Mechanism of the Krugman Model (1979)

Krugman’s model works through the following logic:

  1. Fixed Exchange Rate Commitment
    The government promises to maintain a fixed exchange rate against a foreign currency (often the U.S. dollar).
  2. Fiscal Deficit and Money Creation
    The government runs persistent fiscal deficits. To finance them, it either borrows or prints money. Money creation increases domestic credit.
  3. Loss of Foreign Exchange Reserves
    To defend the fixed exchange rate, the central bank must sell foreign reserves in exchange for the domestic currency. Over time, as domestic credit grows, reserves steadily decline.
  4. Investor Expectations
    Rational investors know that reserves will eventually run out. They anticipate the timing of the inevitable devaluation.
  5. Speculative Attack
    Before reserves are completely exhausted, investors attack the currency. They convert domestic currency into foreign assets all at once, draining reserves instantly.
  6. Collapse of the Peg
    The central bank is forced to abandon the fixed rate, and the domestic currency depreciates sharply.

This model shows that a crisis does not come as a surprise; it is predictable and based on fundamentals.

Key Assumptions of First Generation Models

  • Governments pursue inconsistent policies, such as financing deficits through money creation while trying to keep a fixed exchange rate.
  • Investors are rational and forward-looking; they attack the currency when they know the peg is unsustainable.
  • Crises occur suddenly but predictably, based on observable fundamentals like reserve levels and deficits.
  • The economy operates under a fixed or pegged exchange rate regime, which is inherently vulnerable if policies diverge from stability.


Real-World Examples

Several currency crises in the 1970s and 1980s fit the first generation model well:

  1. Latin American crises (1970s–1980s): Countries such as Argentina and Chile maintained fixed exchange rates while running large fiscal deficits. Foreign reserves were drained until pegs collapsed.
  2. Mexico (1982): Heavy borrowing and deficits led to reserve depletion, forcing a peso devaluation.

These episodes illustrate how policy inconsistency directly created vulnerabilities that triggered speculative attacks.

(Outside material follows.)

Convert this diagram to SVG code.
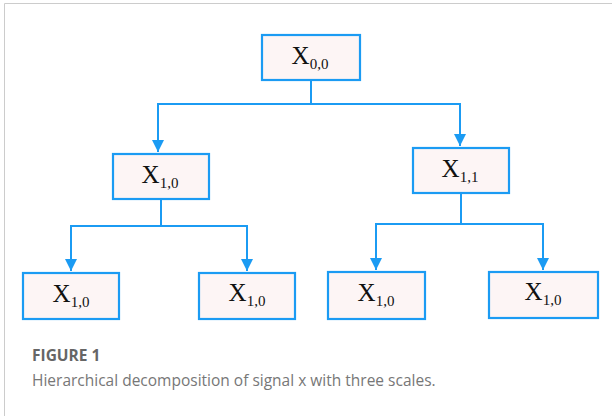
<svg xmlns="http://www.w3.org/2000/svg" width="612" height="416" viewBox="0 0 612 416">
<defs>
<marker id="ah" viewBox="0 0 10 10" refX="10" refY="5" markerWidth="6" markerHeight="6" markerUnits="strokeWidth" orient="auto">
<path d="M0,0 L10,5 L0,10 z" fill="#1B9BF3"/>
</marker>
</defs>
<style>
.box{fill:#FDF5F5;stroke:#1B9BF3;stroke-width:2.2}
.lbl{font-family:"Liberation Serif",serif;font-size:25px;fill:#111}
.sub{font-size:15px}
.con{fill:none;stroke:#1B9BF3;stroke-width:2}
.cap1{font-family:"Open Sans","Noto Sans",sans-serif;font-size:15.5px;font-weight:bold;fill:#666}
.cap2{font-family:"Open Sans","Noto Sans",sans-serif;font-size:15.5px;fill:#777}
</style>
<rect width="612" height="416" fill="#fff"/>
<path d="M4.5,416 V3.5 H612" fill="none" stroke="#ccc" stroke-width="1"/>
<g id="connectors">
<path class="con" d="M311,80 V104 H158 V152" marker-end="url(#ah)"/>
<path class="con" d="M311,104 H460 V146" marker-end="url(#ah)"/>
<path class="con" d="M161,199 V226 H71 V271" marker-end="url(#ah)"/>
<path class="con" d="M161,226 H247 V271" marker-end="url(#ah)"/>
<path class="con" d="M461,193 V224 H376 V270" marker-end="url(#ah)"/>
<path class="con" d="M461,224 H543 V270" marker-end="url(#ah)"/>
</g>
<g id="n00"><rect class="box" x="262" y="35" width="98" height="45"/><text class="lbl" x="310" y="64" text-anchor="middle">X<tspan class="sub" dy="5">0,0</tspan></text></g>
<g id="n10"><rect class="box" x="113" y="154" width="96" height="45"/><text class="lbl" x="160" y="183" text-anchor="middle">X<tspan class="sub" dy="5">1,0</tspan></text></g>
<g id="n11"><rect class="box" x="413" y="148" width="96" height="45"/><text class="lbl" x="460" y="177" text-anchor="middle">X<tspan class="sub" dy="5">1,1</tspan></text></g>
<g id="n20"><rect class="box" x="23" y="273" width="96" height="46"/><text class="lbl" x="71" y="302" text-anchor="middle">X<tspan class="sub" dy="5">1,0</tspan></text></g>
<g id="n21"><rect class="box" x="199" y="273" width="96" height="46"/><text class="lbl" x="247" y="301" text-anchor="middle">X<tspan class="sub" dy="5">1,0</tspan></text></g>
<g id="n22"><rect class="box" x="328" y="272" width="97" height="47"/><text class="lbl" x="376" y="301" text-anchor="middle">X<tspan class="sub" dy="5">1,0</tspan></text></g>
<g id="n23"><rect class="box" x="489" y="272" width="109" height="46"/><text class="lbl" x="543" y="300" text-anchor="middle">X<tspan class="sub" dy="5">1,0</tspan></text></g>
<text class="cap1" x="32" y="361">FIGURE 1</text>
<text class="cap2" x="32" y="386">Hierarchical decomposition of signal x with three scales.</text>
</svg>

Criticisms of First Generation Models

While highly influential, first generation models are limited in their explanatory power:

  1. Not All Crises Were Predictable
    Some crises occurred even when fundamentals appeared sound, such as the European Exchange Rate Mechanism (ERM) crisis in 1992.
  2. Role of Expectations Understated
    By focusing only on fundamentals, the model underestimates the possibility of self-fulfilling crises, where pessimistic expectations alone can trigger collapse.
  3. Banking and Financial Linkages Ignored
    The model does not account for the interplay between currency and banking crises, which became central in later episodes such as the Asian Financial Crisis (1997).

These shortcomings led economists to develop second generation models in the 1990s, which emphasized the role of expectations, multiple equilibria, and government trade-offs.

First generation models, especially Krugman’s 1979 framework, provide a powerful explanation of why fixed exchange rate regimes collapse when economic policies are unsustainable.

They highlight the inevitability of crises when governments try to reconcile fiscal indiscipline with currency stability.

However, while these models explain many crises of the 1970s and 1980s, they cannot fully account for later, more complex episodes where expectations and financial sector weaknesses played a larger role.

Still, they remain a cornerstone of international finance theory and a starting point for understanding currency crises.